Using the define directive for macros

In order to avoid the problem that macros are unaware of context, they are allowed to take arguments. For example, one macro that I have used from time to time is the following:

#define MAX(X,Y) (((X) > (Y)) ? (X) : (y))

Then, if I want the maximum of two numbers, I can just type MAX(a,b) instead of having to write an if statement every time.

The above macro is worth dissecting a bit more. First, what are the ? and : doing in there? This is what is called the conditional operator. The conditional operator is a ternary operator that takes a condition and two values. If the condition is true, then the expression takes on the first value; otherwise, the expression takes on the second value. The syntax for the conditional operator is <condition> ? <true_val> : <false_val>.

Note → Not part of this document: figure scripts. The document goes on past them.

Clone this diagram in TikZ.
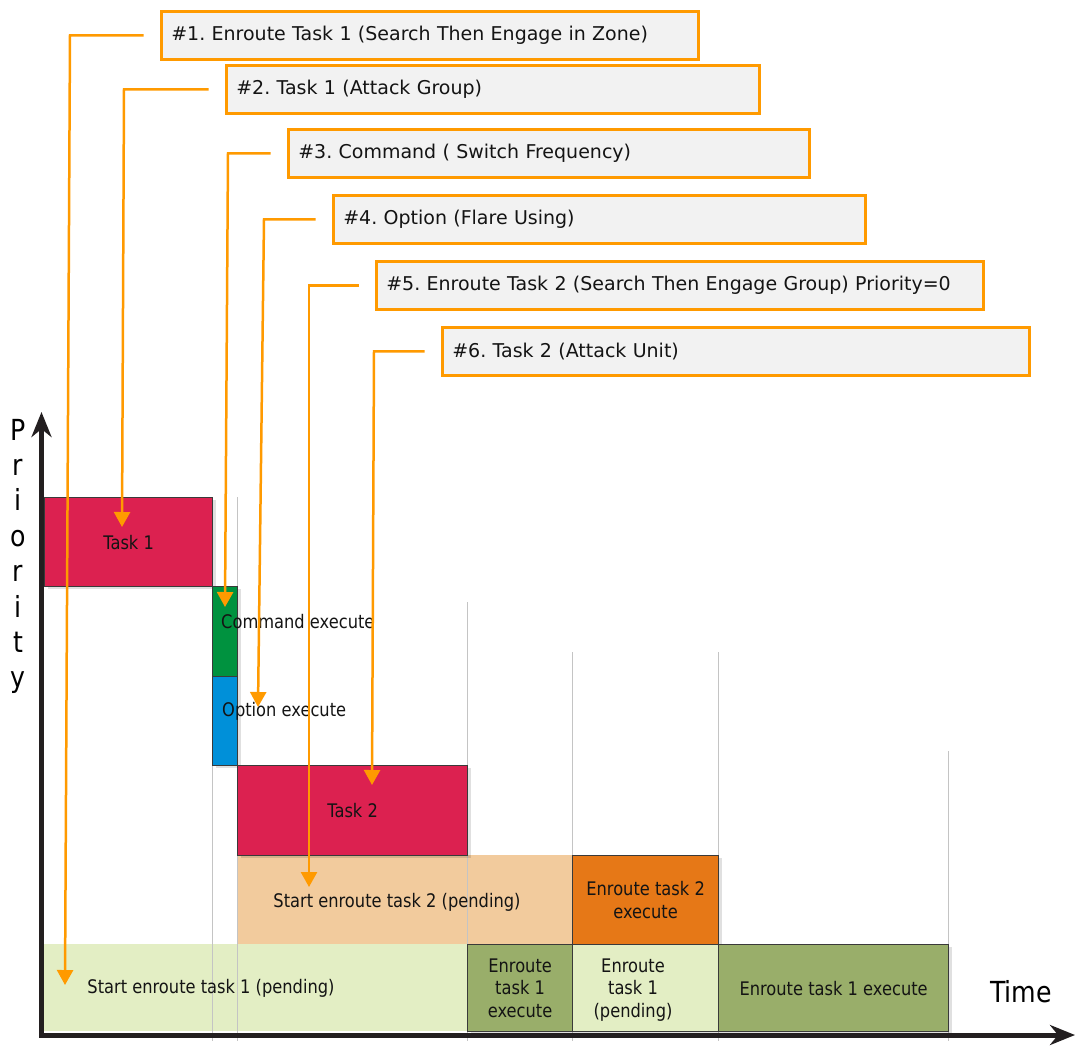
\documentclass[tikz,border=0pt]{standalone}
\usepackage{fontspec}
\setmainfont{DejaVu Sans}
\newfontfamily\narrowfam{DejaVu Sans}[FakeStretch=0.87]
\frenchspacing
\usetikzlibrary{arrows.meta,shadows}
\definecolor{orng}{HTML}{FF9A00}
\definecolor{lblfill}{HTML}{F2F2F2}
\definecolor{crim}{HTML}{DC2150}
\definecolor{grn}{HTML}{00923F}
\definecolor{blu}{HTML}{0090D9}
\definecolor{peach}{HTML}{F2CB9D}
\definecolor{orbar}{HTML}{E67817}
\definecolor{lgrn}{HTML}{E3EEC4}
\definecolor{olive}{HTML}{99AE6A}
\definecolor{barline}{HTML}{3A3A3A}
\definecolor{gridgray}{HTML}{C4C4C4}
\definecolor{axisblk}{HTML}{231F20}
\definecolor{txt}{HTML}{141414}
\newcommand\lblfont{\fontsize{19}{23}\selectfont}
\newcommand\barfont{\narrowfam\fontsize{18.7}{22.5}\selectfont}
\newcommand\bigfont{\narrowfam\fontsize{29}{32}\selectfont}
\tikzset{
  lbl/.style={draw=orng, line width=2.5pt, fill=lblfill, anchor=north west,
    minimum height=48pt, inner xsep=10pt, inner ysep=0pt, align=left,
    font=\lblfont, text=txt},
  conn/.style={draw=orng, line width=2.5pt, line join=miter,
    -{Triangle[width=16pt,length=15pt]}},
  bar/.style={draw=barline, line width=1.2pt, anchor=north west, inner sep=0pt,
    font=\barfont, text=txt, align=center,
    drop shadow={shadow xshift=3pt, shadow yshift=-2pt, opacity=0.12, fill=black}},
  flat/.style={anchor=north west, inner sep=0pt},
  bartext/.style={font=\barfont, text=txt, align=center, inner sep=0pt},
  gridline/.style={draw=gridgray, line width=1pt},
  axisline/.style={draw=axisblk, line width=5pt, line join=miter,
    {Stealth[length=25pt,width=20pt,inset=8pt]}-{Stealth[length=25pt,width=20pt,inset=8pt]}},
  bigtext/.style={font=\bigfont, text=black, inner sep=0pt}
}
\begin{document}
\begin{tikzpicture}[x=1pt,y=-1pt]
\useasboundingbox (0,0) rectangle (1076,1045);

% light (unbordered) pending bars
\node[flat, fill=peach, minimum width=335pt, minimum height=89pt] (pend2) at (237,855) {};
\node[flat, fill=lgrn, minimum width=423pt, minimum height=87pt] (pend1) at (44,944) {};

% grid lines
\foreach \gx/\gy in {212/497, 237/497, 467/602, 572/652, 718/652, 948/751}
  \draw[gridline] (\gx,\gy) -- (\gx,1041);

% bordered bars
\node[bar, fill=crim, minimum width=168pt, minimum height=89pt] (task1) at (44,497) {Task 1};
\node[bar, fill=grn, minimum width=25pt, minimum height=90pt] (cmd) at (212,586) {};
\node[bar, fill=blu, minimum width=25pt, minimum height=89pt] (opt) at (212,676) {};
\node[bar, fill=crim, minimum width=230pt, minimum height=90pt] (task2) at (237,765) {Task 2};
\node[bar, fill=orbar, minimum width=146pt, minimum height=89pt] (exec2) at (572,855) {Enroute task 2\\execute};
\node[bar, fill=olive, minimum width=105pt, minimum height=87pt] (exec1a) at (467,944) {Enroute\\task 1\\execute};
\node[bar, fill=lgrn, minimum width=146pt, minimum height=87pt] (pend1b) at (572,944) {};
\node[bar, fill=olive, minimum width=230pt, minimum height=87pt] (exec1b) at (718,944) {Enroute task 1 execute};

% free texts
\node[bartext, anchor=west] (cmdtxt) at (221,622) {Command execute};
\node[bartext, anchor=west] (opttxt) at (222,711) {Option execute};
\node[bartext] (p2txt) at (397,902) {Start enroute task 2 (pending)};
\node[bartext] (p1txt) at (211,988) {Start enroute task 1 (pending)};
\node[bartext] (p1btxt) at (633,990) {Enroute\\task 1\\(pending)};

% axes
\coordinate (origin) at (41.5,1035);
\coordinate (ytip) at (41.5,412);
\coordinate (xtip) at (1075,1035);
\draw[axisline] (ytip) -- (origin) -- (xtip);

\node[bigtext, anchor=base] (time) at (1021,1002) {Time};
\foreach \ch [count=\k from 0] in {P,r,i,o,r,i,t,y}
  \node[bigtext, anchor=base] (pr\k) at (18,{440+35.4*\k}) {\ch};

% label boxes
\node[lbl, text width=517pt] (L1) at (160,10) {\#1. Enroute Task 1 (Search Then Engage in Zone)};
\node[lbl, text width=513pt] (L2) at (225,64) {\#2. Task 1 (Attack Group)};
\node[lbl, text width=501pt] (L3) at (287,128) {\#3. Command ( Switch Frequency)};
\node[lbl, text width=512pt] (L4) at (332,194) {\#4. Option (Flare Using)};
\node[lbl, text width=587pt] (L5) at (375,260) {\#5. Enroute Task 2 (Search Then Engage Group) Priority=0};
\node[lbl, text width=567pt] (L6) at (441,326) {\#6. Task 2 (Attack Unit)};

% connector corners and targets
\coordinate (k1) at (70,0);  \coordinate (t1) at (65,985);
\coordinate (k2) at (124,0); \coordinate (t2) at (122,527);
\coordinate (k3) at (228,0); \coordinate (t3) at (225,607);
\coordinate (k4) at (264,0); \coordinate (t4) at (258,707);
\coordinate (k5) at (309,0); \coordinate (t5) at (309,887);
\coordinate (k6) at (374,0); \coordinate (t6) at (372,785);

\draw[conn] ([xshift=-16.5pt]L1.west) -- (k1 |- L1.west) -- (t1);
\draw[conn] ([xshift=-16.5pt]L2.west) -- (k2 |- L2.west) -- (t2);
\draw[conn] ([xshift=-16.5pt]L3.west) -- (k3 |- L3.west) -- (t3);
\draw[conn] ([xshift=-16.5pt]L4.west) -- (k4 |- L4.west) -- (t4);
\draw[conn] ([xshift=-16.5pt]L5.west) -- (k5 |- L5.west) -- (t5);
\draw[conn] ([xshift=-16.5pt]L6.west) -- (k6 |- L6.west) -- (t6);
\end{tikzpicture}
\end{document}
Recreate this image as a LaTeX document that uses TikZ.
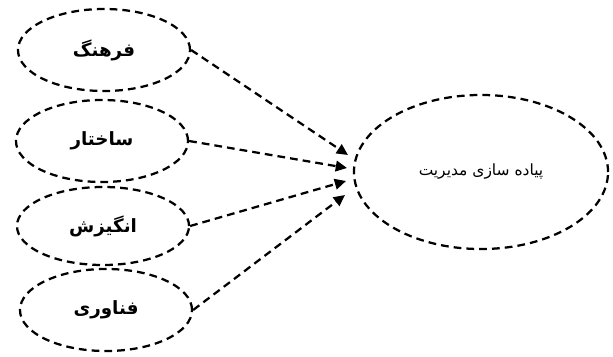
\documentclass[tikz,border=0pt]{standalone}
\usepackage{fontspec}
\usepackage{tikz}
\usetikzlibrary{shapes.geometric,arrows.meta,positioning}
\TeXXeTstate=1
\newfontfamily\arabicfont[Script=Arabic]{DejaVu Sans}
\newfontfamily\arabicbold[Script=Arabic]{DejaVu Sans Bold}
\tikzset{
  dashline/.style={line width=1.6pt, dash pattern=on 5.5pt off 3.6pt},
  factor/.style={draw, ellipse, dashline, minimum width=4.3cm, minimum height=2.05cm, font=\arabicbold\fontsize{13}{15}\selectfont},
  target/.style={draw, ellipse, dashline, minimum width=6.35cm, minimum height=3.85cm, font=\arabicfont\fontsize{11}{13}\selectfont},
  link/.style={dashline, -{Triangle[length=8pt, width=7.5pt]}}
}
\begin{document}
\begin{tikzpicture}[x=0.025cm, y=-0.025cm]
\useasboundingbox (0,0) rectangle (613,356);

\node[factor] (culture) at (104,50) {\beginR فرهنگ\endR};
\node[factor] (structure) at (102,141) {\beginR ساختار\endR};
\node[factor, minimum height=1.95cm] (motive) at (103,226) {\beginR انگیزش\endR};
\node[factor] (tech) at (106,310) {\beginR فناوری\endR};

\node[target] (impl) at (481,172) {\beginR پیاده سازی مدیریت\endR};

% free ends near the left edge of the target
\coordinate (t1) at (348,155);
\coordinate (t2) at (347,168);
\coordinate (t3) at (346,181);
\coordinate (t4) at (345,195);

\draw[link] (culture.east) -- (t1);
\draw[link] (structure.east) -- (t2);
\draw[link] (motive.east) -- (t3);
\draw[link] (tech.east) -- (t4);

\end{tikzpicture}
\end{document}
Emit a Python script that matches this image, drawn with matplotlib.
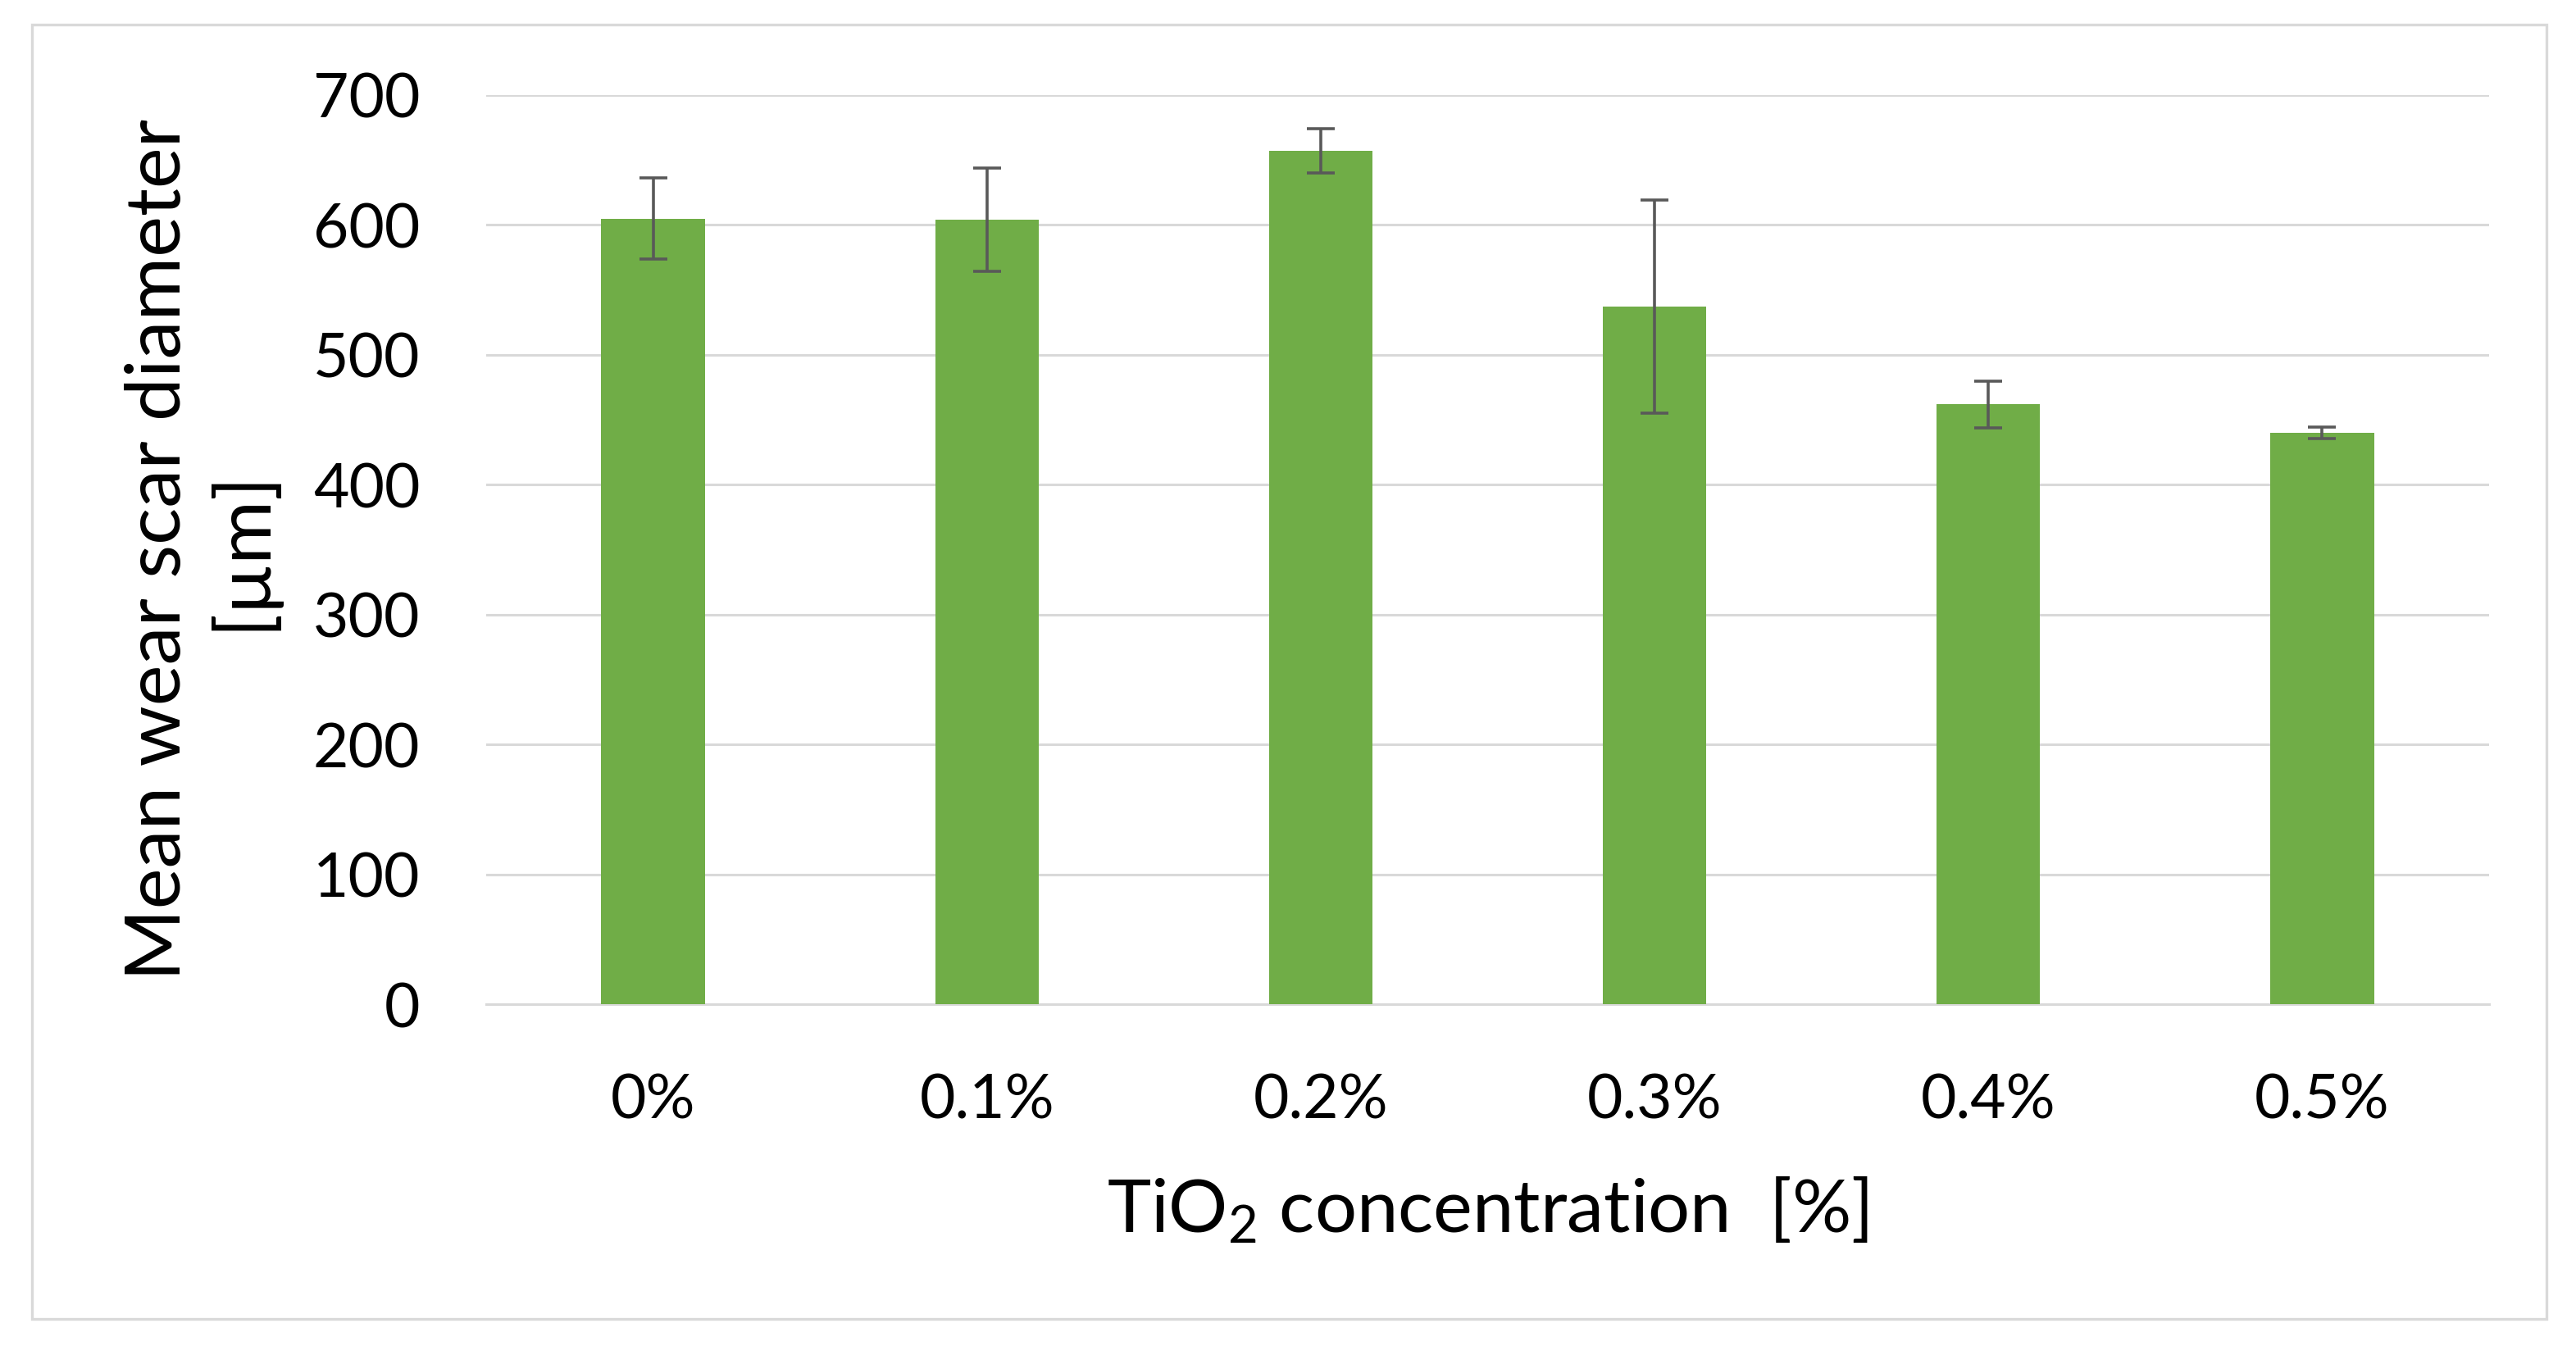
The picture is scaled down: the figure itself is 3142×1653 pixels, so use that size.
import matplotlib
matplotlib.use("Agg")
import matplotlib.pyplot as plt
from matplotlib.patches import Rectangle
import numpy as np

plt.rcParams["font.family"] = ["Lato", "DejaVu Sans"]
plt.rcParams["mathtext.fontset"] = "custom"
plt.rcParams["mathtext.rm"] = "Lato"
plt.rcParams["mathtext.default"] = "rm"

# data
concentrations = ["0%", "0.1%", "0.2%", "0.3%", "0.4%", "0.5%"]
mean_wsd = [605, 604, 657, 537, 462, 440]
wsd_err = [31, 40, 17, 82, 18, 4.5]
y_ticks = [0, 100, 200, 300, 400, 500, 600, 700]

GREEN = "#70AD47"
GRID = "#D9D9D9"
ERR = "#595959"

W, H = 3142, 1653
DPI = 200
fig = plt.figure(figsize=(W / DPI, H / DPI), dpi=DPI)

# chart-area border like the spreadsheet export
fig.patches.append(Rectangle((39 / W, 1 - 1609 / H), (3106 - 39) / W, (1609 - 30) / H,
                             transform=fig.transFigure, fill=False,
                             edgecolor=GRID, linewidth=1.2))

left, right = 593 / W, 3036 / W
bottom, top = 1 - 1225 / H, 1 - 116 / H
ax = fig.add_axes([left, bottom, right - left, top - bottom])

x = np.arange(len(concentrations))
ax.bar(x, mean_wsd, width=0.31, color=GREEN, zorder=3)
ax.errorbar(x, mean_wsd, yerr=wsd_err, fmt="none", ecolor=ERR,
            elinewidth=1.3, capsize=6, capthick=1.3, zorder=4)

ax.set_xlim(-0.5, len(concentrations) - 0.5)
ax.set_ylim(0, 700)
ax.set_yticks(y_ticks)
ax.set_xticks(x)
ax.set_xticklabels(concentrations)
ax.tick_params(axis="both", length=0, labelsize=27, colors="black")
ax.tick_params(axis="y", pad=29)
ax.tick_params(axis="x", pad=30)
ax.grid(axis="y", color=GRID, linewidth=1.1, zorder=0)
ax.set_axisbelow(True)
for s in ["top", "right", "left"]:
    ax.spines[s].set_visible(False)
ax.spines["bottom"].set_color(GRID)
ax.spines["bottom"].set_linewidth(1.1)

ax.set_xlabel("TiO$_2$ concentration  [%]", fontsize=32.5)
ax.xaxis.set_label_coords(0.5, -0.227)
ax.xaxis.label.set_va("center")
ax.set_ylabel("Mean wear scar diameter\n[µm]", fontsize=34, multialignment="center",
              linespacing=1.2)
ax.yaxis.set_label_coords(-0.1424, 0.5)
ax.yaxis.label.set_va("center")

fig.savefig("out.png", dpi=DPI, facecolor="white")
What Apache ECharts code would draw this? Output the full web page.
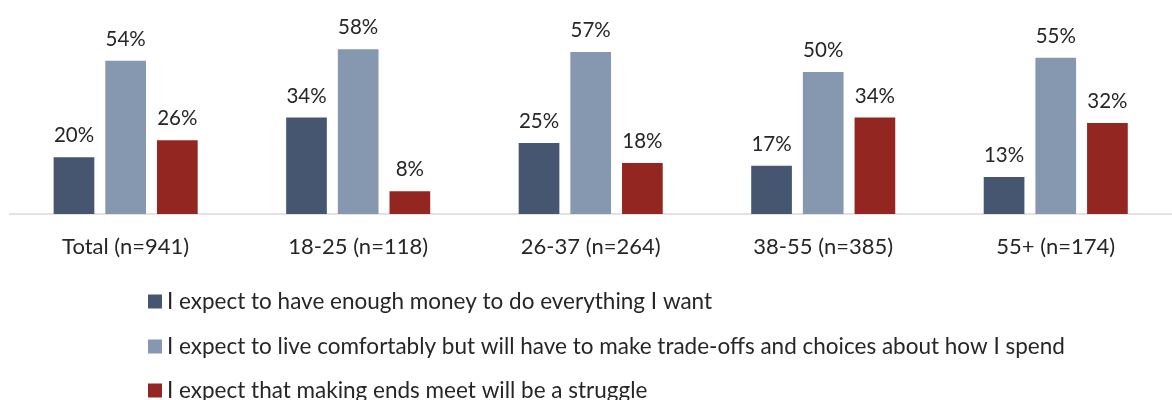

The other thing to notice about the above macro is the abundance of parentheses. Again, this goes back to the fact that all the C preprocessor does is search-and-replace. When writing the macro, you don’t know if the arguments will be a single variable or number or if they will be expressions or function calls. Therefore, you usually put parentheses around them to make sure that the operator precedence order doesn’t cause problems with the expanded macro. For the same reason, the entire expression of the macro is, again, put in parentheses to ensure proper order of operations.

Another example of a potentially useful macro would be if you had a matrix structure and wanted to easily get elements out of it:

struct matrix {
    double *data;
    size_t width;
    size_t height;
};

#define MAT_ELEM(MAT, R, C) (MAT)->data[(R) * (mat)->width + (C)]

One final note about macros: be careful about putting function calls into macro arguments. When the macro gets expanded, the expanded version will contain the macro’s arguments exactly as they were given, function calls and all. This means that, in the case of or MAX macro, if a function call is one of its arguments, the function may get called twice because it shows up in the macro expansion twice. If you want to use the return value of the function call as a macro argument, it is usually better to save it off in a variable and use that in the macro.

Conditional compiling

Another major use of the preprocessor is to conditionally add or remove pieces of code. One example of where this is useful is for debugging. Sometimes, when trying to get all the bugs out of a program, it is useful to have it print out extra information or run extra checks. Then, when it comes time to let it run for a few hours or days on a computation, you don’t want all that extra code slowing it down. In this case you could use the preprocessor to remove the debugging code whenever the DEBUG macro is not set. For example:

#ifdef DEBUG
    /* My debug code goes here */
#endif

In this case, if the DEBUG macro exists, the debug code will get compiled, otherwise it will get ignored.